The paper introduces the concept of organizational network interface—an individual who belongs to the intra-organizational network and at the same time connects to outside economic actors on behalf of this organization. We apply this concept—that incorporates both the function in the network and the features of individuals performing the function—to consider the costs that organizational network interfaces can present to the organization, focusing on the costs related to how information is transferred through the organizational network interface due to the characteristics of the interface. We categorize the potential mechanisms through which employees acting as interfaces can impact organization-level outcomes into six classes and take one mechanism representative of each class in the setting of microfinance organizations.
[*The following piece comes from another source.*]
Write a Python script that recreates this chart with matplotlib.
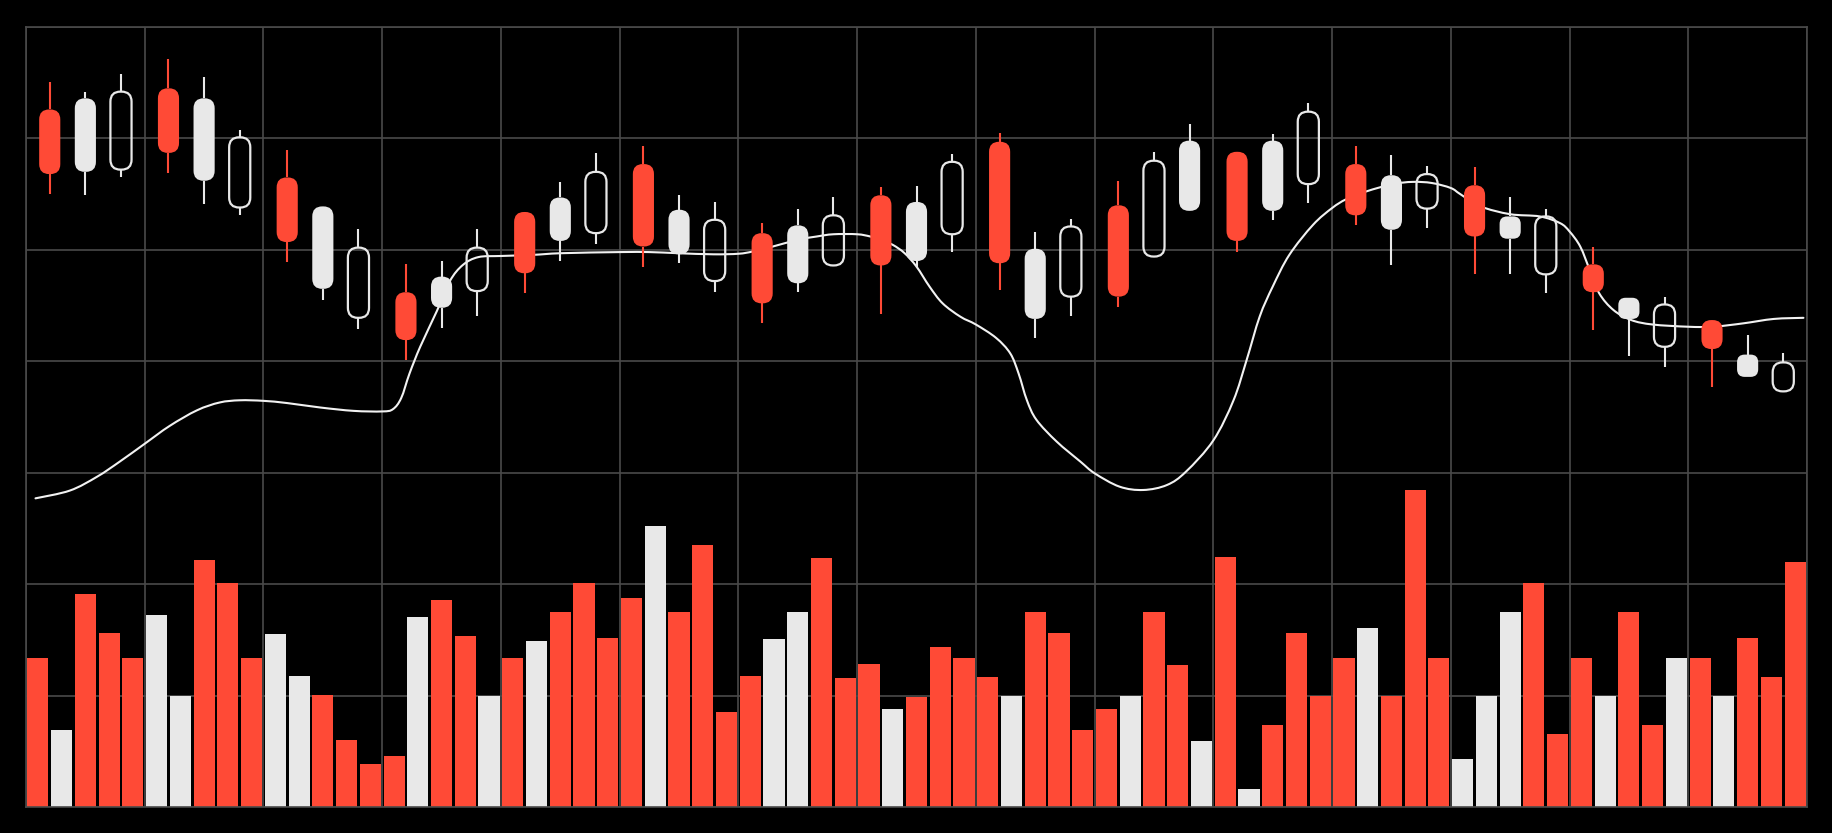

We consider the six mechanisms jointly to verify whether previously reported association between women loan officers and higher rates of loan defaults in a single bank can be observed at the organizational level in a broad sample across forty-eight countries and to test which of the mechanisms are driving it. The results show that an average microfinance organization indeed experiences a higher rate of loan defaults when the percentage of women loan officers is higher but find no support for the mechanism of borrowers’ gender bias suggested by previous research. Instead, the effect is driven by the mechanisms of the educational disparity between men and women, overcorrection by women towards risk-taking in professional environments, and likely amplification of the latter effect through the interaction of women loan officers and women managers.